At each gap there was a lively fight for the control of the pass, but we were always ahead, and possession is as many points in war as it is in law. Holding these passes, our movements could be, to a considerable extent, masked from the observation of the enemy, while his were known to our General, whose object was to keep the army of the enemy strung out to the greatest possible length, and at a favorable moment to pounce upon its centre, divide and conquer it.
With the sound of guns almost always in our ears, we raced away through Snickersville, Middlebury, White Plains, and New Baltimore to Warrenton, with little to eat and plenty of exercise. Near White Plains, on the 8th, we marched all day in a snow-storm, and at night, splashed and chilled, bivouacked in a sprout field, making ourselves as comfortable as might be on three or four inches of snow.
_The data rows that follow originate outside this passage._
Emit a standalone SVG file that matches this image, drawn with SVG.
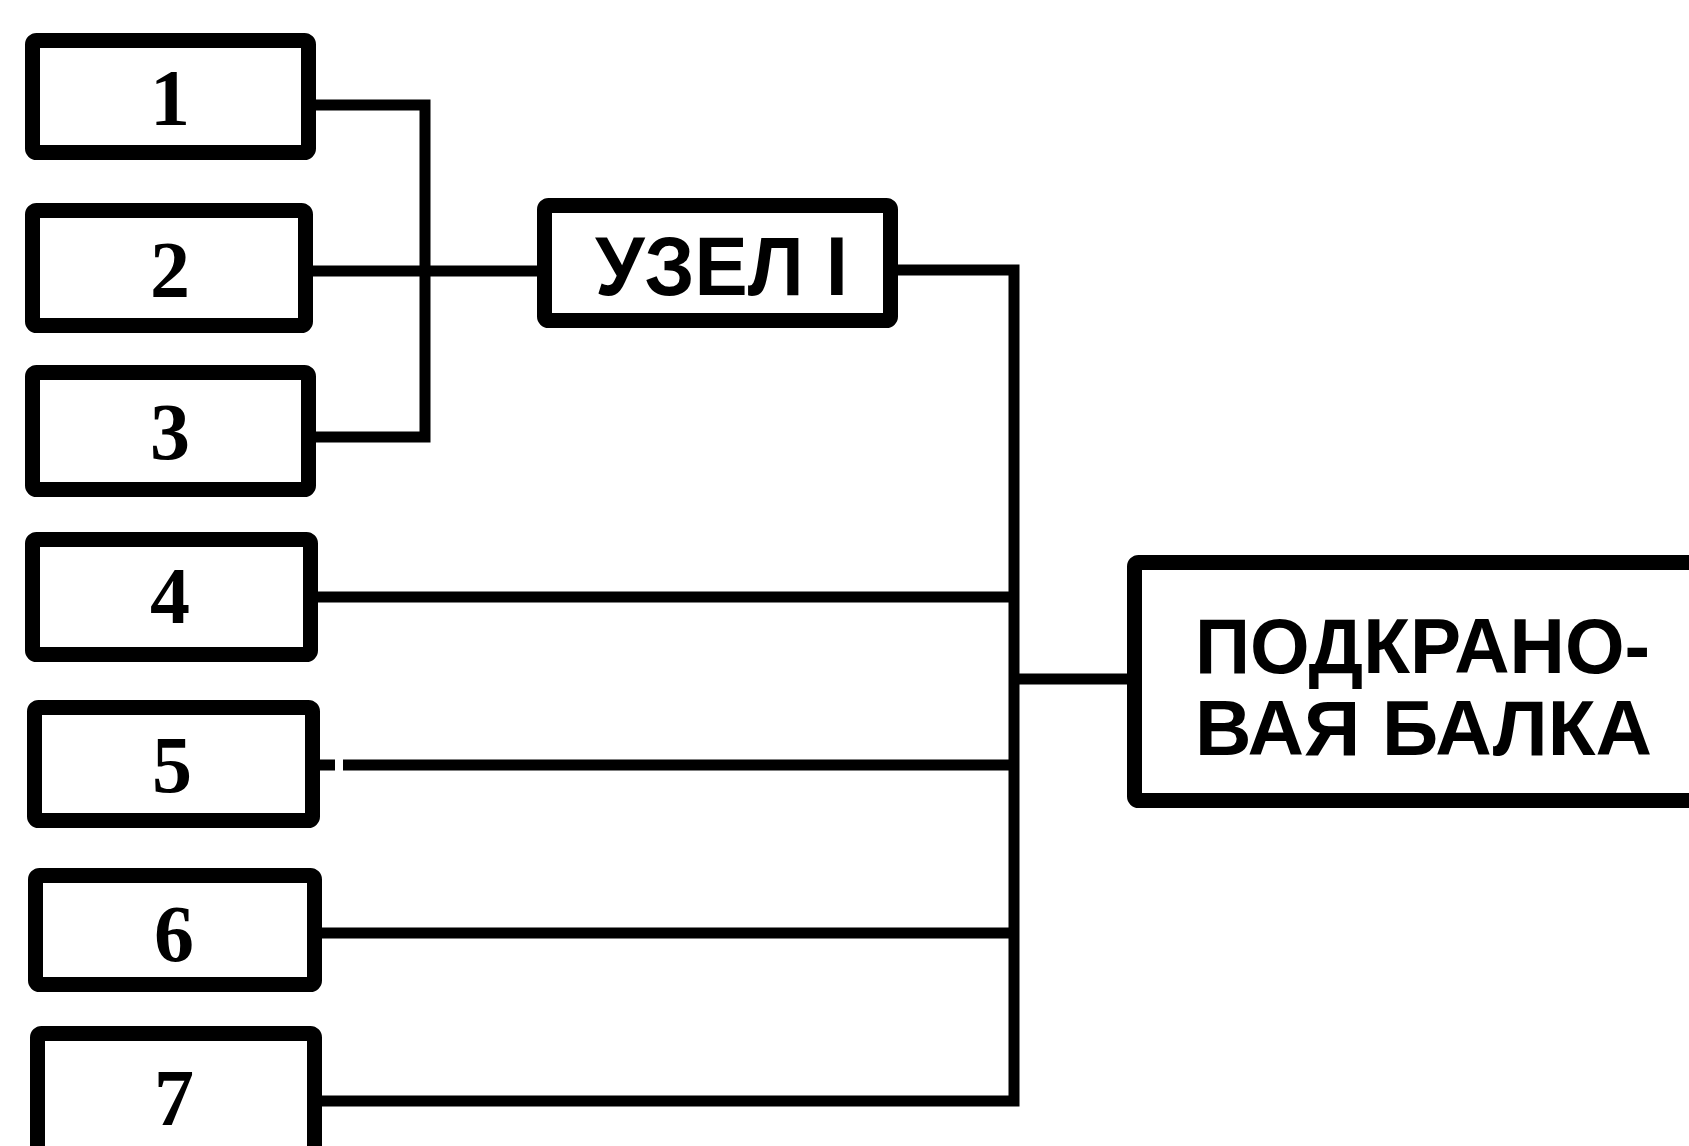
<svg xmlns="http://www.w3.org/2000/svg" width="1689" height="1146" viewBox="0 0 1689 1146">
<style>
.box{fill:#fff;stroke:#000;stroke-width:15;stroke-linejoin:round}
.wire{fill:none;stroke:#000;stroke-width:11;stroke-linejoin:miter}
.num{font-family:"Liberation Serif",serif;font-weight:bold;font-size:80px;text-anchor:middle;fill:#000}
.lbl{font-family:"Liberation Sans",Arial,sans-serif;font-weight:bold;fill:#000}
</style>
<rect width="1689" height="1146" fill="#fff"/>
<g id="connectors">
<path class="wire" d="M316 105 H425 V437 H316"/>
<path class="wire" d="M313 271 H537"/>
<path class="wire" d="M898 270 H1014 V1101 H322"/>
<path class="wire" d="M318 597 H1014"/>
<path class="wire" d="M320 765 H335 M343 765 H1014"/>
<path class="wire" d="M322 933 H1014"/>
<path class="wire" d="M1014 679 H1127"/>
</g>
<g id="n1"><rect class="box" x="32.5" y="40.5" width="276" height="112" rx="4"/><text class="num" x="170" y="125">1</text></g>
<g id="n2"><rect class="box" x="32.5" y="210.5" width="273" height="115" rx="4"/><text class="num" x="170" y="297">2</text></g>
<g id="n3"><rect class="box" x="32.5" y="372.5" width="276" height="117" rx="4"/><text class="num" x="170" y="459">3</text></g>
<g id="n4"><rect class="box" x="32.5" y="539.5" width="278" height="115" rx="4"/><text class="num" x="170" y="623">4</text></g>
<g id="n5"><rect class="box" x="34.5" y="707.5" width="278" height="113" rx="4"/><text class="num" x="172" y="792">5</text></g>
<g id="n6"><rect class="box" x="35.5" y="875.5" width="279" height="109" rx="4"/><text class="num" x="174" y="961">6</text></g>
<g id="n7"><rect class="box" x="37.5" y="1033.5" width="277" height="140" rx="4"/><text class="num" x="174" y="1125">7</text></g>
<g id="uzel"><rect class="box" x="544.5" y="205.5" width="346" height="115" rx="4"/><text class="lbl" x="595" y="295" font-size="84" textLength="253" lengthAdjust="spacingAndGlyphs">УЗЕЛ I</text></g>
<g id="balka"><rect class="box" x="1134.5" y="562.5" width="600" height="238" rx="4"/>
<text class="lbl" x="1195" y="673" font-size="78" textLength="455" lengthAdjust="spacingAndGlyphs">ПОДКРАНО-</text>
<text class="lbl" x="1195" y="755" font-size="78" textLength="457" lengthAdjust="spacingAndGlyphs">ВАЯ БАЛКА</text></g>
</svg>
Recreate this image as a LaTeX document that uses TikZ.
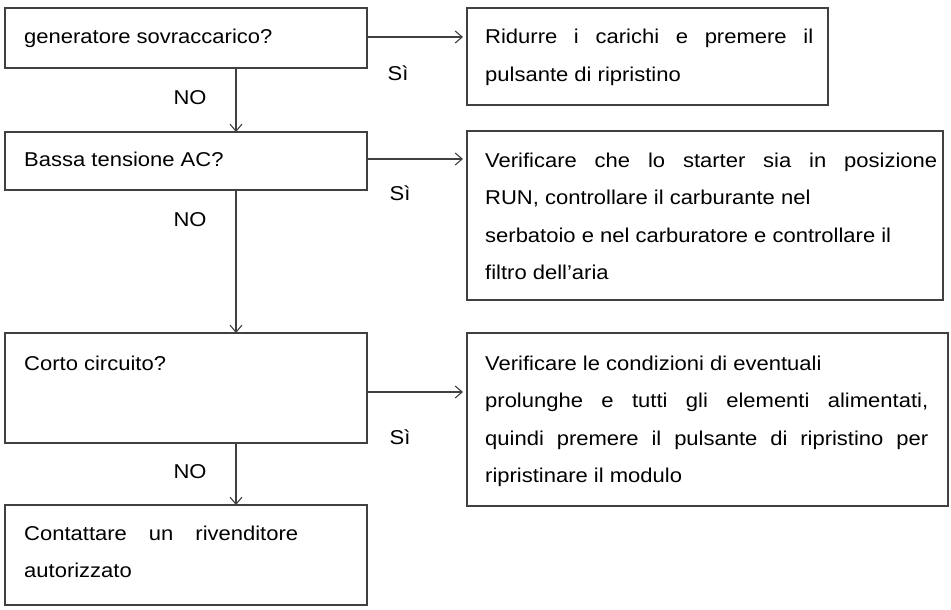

Throughout this march the orders were very stringent against straggling and marauding. No allowance was made for transportation of regimental rations except the haversacks of the soldiers, and on the march in cold weather it is a poor (or good) soldier that does not eat three days’ rations in two. Our changes of base left us often very short of supplies, and it was not in the most amiable mood that we came to our nightly camp.